The view taken in the white paper is that the current legal system on product safety and liability legislation (principally Directive 85/374/EEC concerning liability for defective products) is, in principle, sufficient to cover a large part of the legal questions that arise, although the Commission feels that it could be modified to make improvements in relation to certain specific situations, such as the following:

  • European safety legislation is generally applied to products and not to services based on AI.
  • The integration of software during the useful life of products may change how they work. The risks this poses cannot be adequately covered because legislation is basically established when they are placed on the market. This legislation makes a manufacturer liable for the product, but it is not clear who is responsible if the software with AI has been added subsequently by a different entity.
  • There exist other risks that are not expressly covered by the legislation, such as cyberattacks, loss of connectivity, etc.
  • There is a risk of fragmentation in the single digital market if Member States approve national legislation to minimize these risks.

The subject of liability and safety of disruptive technologies is of great concern to the Commission. In fact, at the same time as the white paper, Brussels has published a Report on the safety and liability implications of artificial intelligence, the Internet of things and robotics, which supplements another similar report from December 2019 on liability for artificial intelligence and other emerging digital technologies. These reports also propose making certain adjustments to existing regulations.

In order to establish the scope of future legislation, it is essential to clarify what we mean by artificial intelligence. The white paper uses the definition that the group of experts included in the recent document Ethics guidelines for trustworthy AI:

“Artificial intelligence (AI) systems are software (and possibly also hardware) systems designed by humans that, given a complex goal, act in the physical or digital dimension by perceiving their environment through data acquisition, interpreting the collected structured or unstructured data, reasoning on the knowledge, or processing the information, derived from this data and deciding the best action(s) to take to achieve the given goal. AI systems can either use symbolic rules or learn a numeric model, and they can also adapt their behavior by analyzing how the environment is affected by their previous actions. As a scientific discipline, AI includes several approaches and techniques, such as machine learning (of which deep learning and reinforcement learning are specific examples), machine reasoning (which includes planning, scheduling, knowledge representation and reasoning, search, and optimization), and robotics (which includes control, perception, sensors and actuators, as well as the integration of all other techniques into cyber-physical systems).”

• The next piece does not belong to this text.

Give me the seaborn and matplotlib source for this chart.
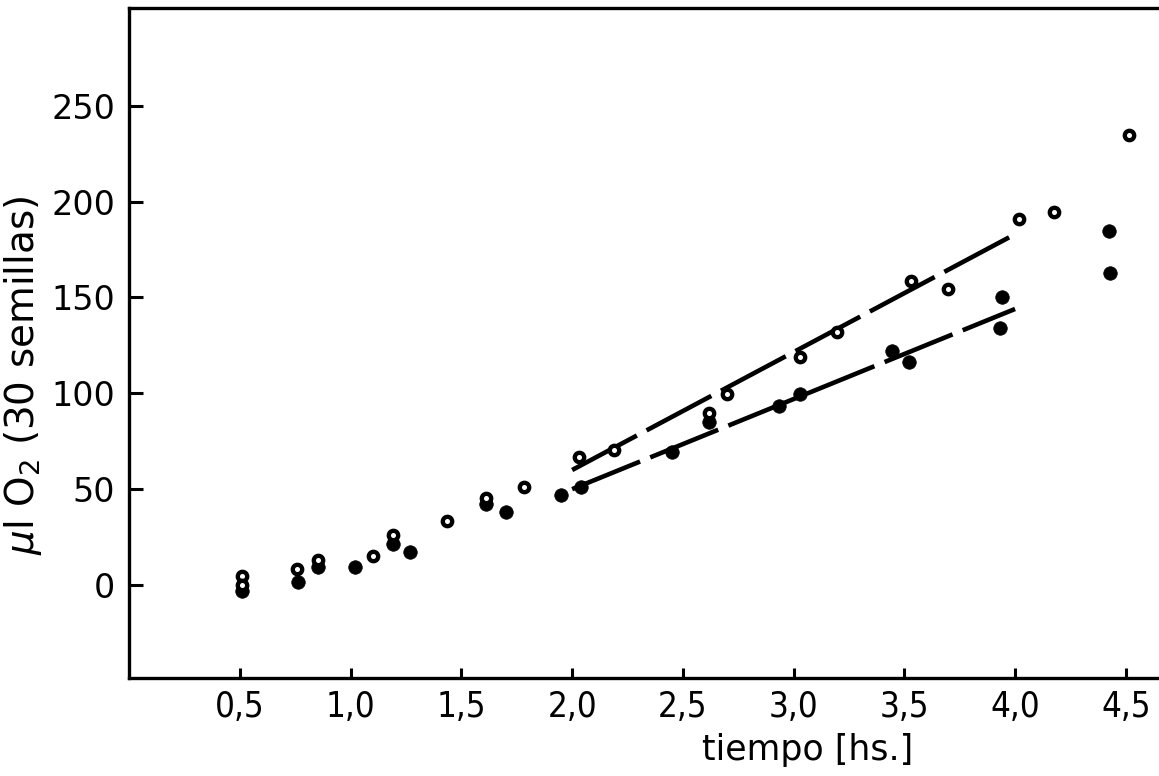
import matplotlib
matplotlib.use("Agg")
import matplotlib.pyplot as plt
import seaborn as sns
import pandas as pd

# Data
open_x = [0.51, 0.51, 0.756, 0.851, 1.10, 1.19, 1.435, 1.61, 1.784, 2.03,
          2.19, 2.617, 2.70, 3.03, 3.195, 3.528, 3.695, 4.02, 4.175, 4.515]
open_y = [4.9, 0.0, 8.5, 12.9, 15.3, 26.3, 33.4, 45.6, 51.0, 67.0,
          70.5, 89.9, 99.7, 118.7, 132.2, 158.5, 154.3, 191.0, 194.8, 235.0]

filled_x = [0.51, 0.76, 0.851, 1.02, 1.19, 1.27, 1.61, 1.70, 1.95, 2.04,
            2.45, 2.617, 2.933, 3.03, 3.445, 3.523, 3.93, 3.94, 4.426, 4.43]
filled_y = [-3.0, 1.7, 9.6, 9.6, 21.2, 17.4, 42.1, 37.9, 47.1, 51.3,
            69.3, 84.9, 93.4, 99.7, 122.3, 116.4, 134.0, 150.5, 184.8, 162.7]

fit_x = [2.0, 4.0]
open_fit_y = [60.0, 183.0]
filled_fit_y = [50.0, 144.0]

x_ticks = [0.5, 1.0, 1.5, 2.0, 2.5, 3.0, 3.5, 4.0, 4.5]
x_tick_labels = ["0,5", "1,0", "1,5", "2,0", "2,5", "3,0", "3,5", "4,0", "4,5"]
y_ticks = [0, 50, 100, 150, 200, 250]

sns.set_theme(style="white")
plt.rcParams['font.family'] = ['DejaVu Sans']

fig = plt.figure(figsize=(11.59, 7.76), dpi=100)
ax = fig.add_axes([0.1115, 0.1263, 0.8885, 0.8634])

df_open = pd.DataFrame({"x": open_x, "y": open_y})
df_filled = pd.DataFrame({"x": filled_x, "y": filled_y})
df_ofit = pd.DataFrame({"x": fit_x, "y": open_fit_y})
df_ffit = pd.DataFrame({"x": fit_x, "y": filled_fit_y})

sns.lineplot(data=df_ofit, x="x", y="y", ax=ax, color="black", linewidth=3.3,
             dashes=False, zorder=2)
sns.lineplot(data=df_ffit, x="x", y="y", ax=ax, color="black", linewidth=3.3,
             dashes=False, zorder=2)
for ln in ax.lines:
    ln.set_linestyle((0, (16, 2.4)))
    ln.set_solid_capstyle("butt")

sns.scatterplot(data=df_filled, x="x", y="y", ax=ax, color="black", s=95,
                edgecolor="black", linewidth=0.5, zorder=3)
sns.scatterplot(data=df_open, x="x", y="y", ax=ax, facecolor="white", s=46,
                edgecolor="black", linewidth=3.1, zorder=4)

ax.set_xlim(0, 4.65)
ax.set_ylim(-48.5, 301)
ax.set_xticks(x_ticks)
ax.set_xticklabels(x_tick_labels)
ax.set_yticks(y_ticks)
ax.tick_params(axis="both", direction="in", width=2.2, color="black",
               labelsize=24, labelcolor="black", bottom=True, left=True)
ax.tick_params(axis="y", length=10, pad=10)
ax.tick_params(axis="x", length=7, pad=9)
for lab in ax.get_xticklabels():
    lab.set_fontstretch("condensed")
    lab.set_fontsize(25)

for side in ["left", "top", "bottom"]:
    ax.spines[side].set_visible(True)
    ax.spines[side].set_linewidth(2.4)
    ax.spines[side].set_color("black")
ax.spines["right"].set_visible(False)

ax.set_xlabel("tiempo [hs.]", fontsize=25, color="black")
ax.xaxis.set_label_coords(0.659, -0.082)
ax.set_ylabel(r"$\mu$l O$_2$ (30 semillas)", fontsize=28, color="black")
ax.yaxis.set_label_coords(-0.083, 0.452)

fig.savefig("out.png", dpi=100)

An important point is the principle that the new regulatory framework must be effective without creating a disproportionate burden, especially for SMEs. To strike this balance and ensure that regulatory intervention is proportionate, the Commission is of the view that it should follow a risk-based approach. According to the white paper, a given AI application should generally be considered high-risk depending on the sector involved - it specifically mentions health, transport, energy and the public sector - and also on whether the intended use involves significant risks, in particular from the viewpoint of the protection of safety, consumer rights and fundamental rights.

In principle, both criteria should be met (sector and significant risks when used) for the requirements mentioned below to be applied, but the Commission introduces other examples of exceptional situations which may also be considered high-risk, such as using IA for recruitment and remote biometric identification. Indeed, in relation to facial recognition in public places, the Commission refers to the Data Protection Regulation and the Charter of Fundamental Rights when stating that AI can only be used for identification purposes where such use is justified, proportionate and subject to adequate safeguards.

AI applications that are considered high-risk have to meet requirements related to the information that feeds the algorithms, the storage of data and records, the information to be provided to users of these systems (including the fact that they are interacting with AI systems and not humans), technical robustness, and the possibility, at all times, of humans controlling and even deactivating the system.

In relation to the parties to whom the legal requirements apply, the Commission considers that each obligation should be incumbent on the actor best placed to meet it depending on their degree of control over the technology, and that the requirements must be met by all economic operators providing AI-enabled products or services in the EU, regardless of whether they are established in the EU or not.

The white paper ends with another relevant proposal. The Commission appears to be in favor of a certification system since it mentions that it is necessary to carry out a prior objective conformity assessment to ensure that high-risk applications comply with the above requirements.

We will see how the above proposals are implemented. For the time being, the document is open for comments until May 19, 2020.